They are looking simply curious, why I am here. The real reasons for this are these:
- I grew up in small, communist country in Central/Eastern Europe where we've seen (West-)Germany as the land of the dreams. So, Germany was my childhood dream.
- Germany has a well-developed IT industry and step into it was a logical next career step.
- The wages are here bigger (but not much more, currently there is only a 30-50% difference which is already not enough to the switch to a new country).
- I've found the common mentality of my home country not enough well developed, especially in the sense of the business ethics.
- If I ever go back to my own country, my German experience will be viewed a significant advantage in the job interviews of the future.
- I thought German jobs, and integrating into the German IT would cause a development in my social skills, psychological state and intelligence.
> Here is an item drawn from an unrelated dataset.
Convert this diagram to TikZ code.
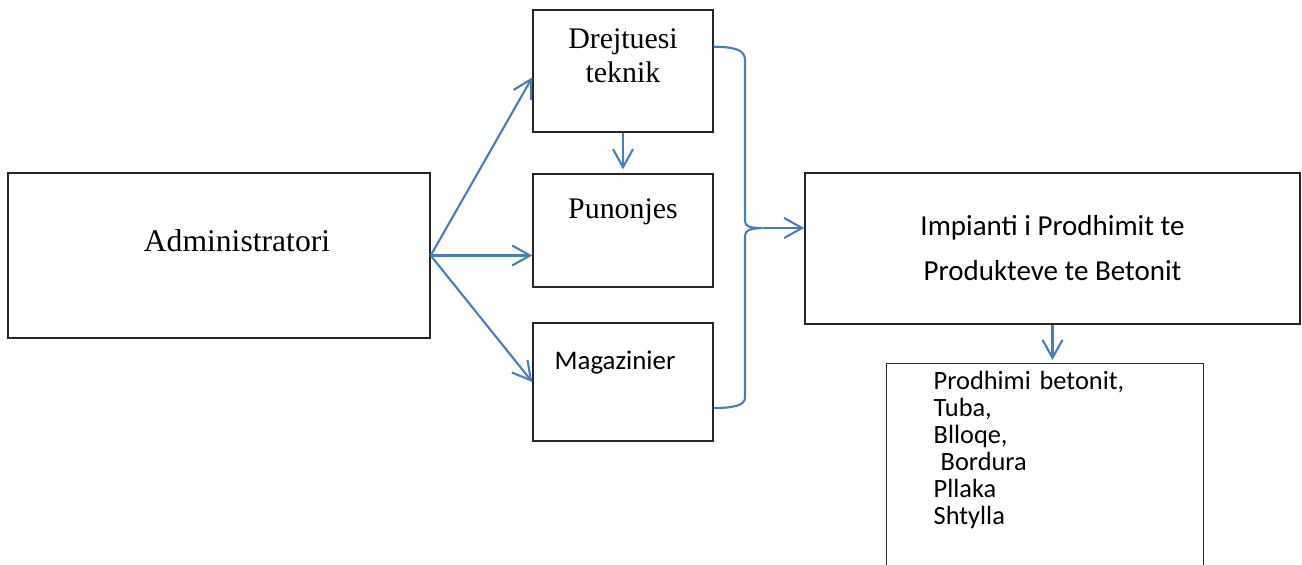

Currently I mention only (1) and (2).
And this is what I would normally say, but I think maybe it is too long and hits the taboos of this society. They are pathologic PC-fan, and in the case of the foreigners (Ausländer) the bosses have a constant fear that a rejected applicant, or fired ex-employee would sue them for discrimination (which I wouldn't ever do, but I don't have anything to convince them from that). So, there is also a very hard athmosphere of secrecy, which is masked by the athmosphere of politeness. In my home country, after 3 months of co-working had been enough to know and hear things from my co-workers as it is 3 years isn't yet enough, and clearness was relatively more important as politeness.
So, this is the true answer to the question. If we would talk behind two flasks of beers, this is what I would answer. (But we won't ever sit behind two flasks of beers, except company events where the common taboos still exist.) But on a job interview, 1) it is too long, and 2) I want to give them an answer, which optimizes my chances.
So, what should I answer on a job interview for this question?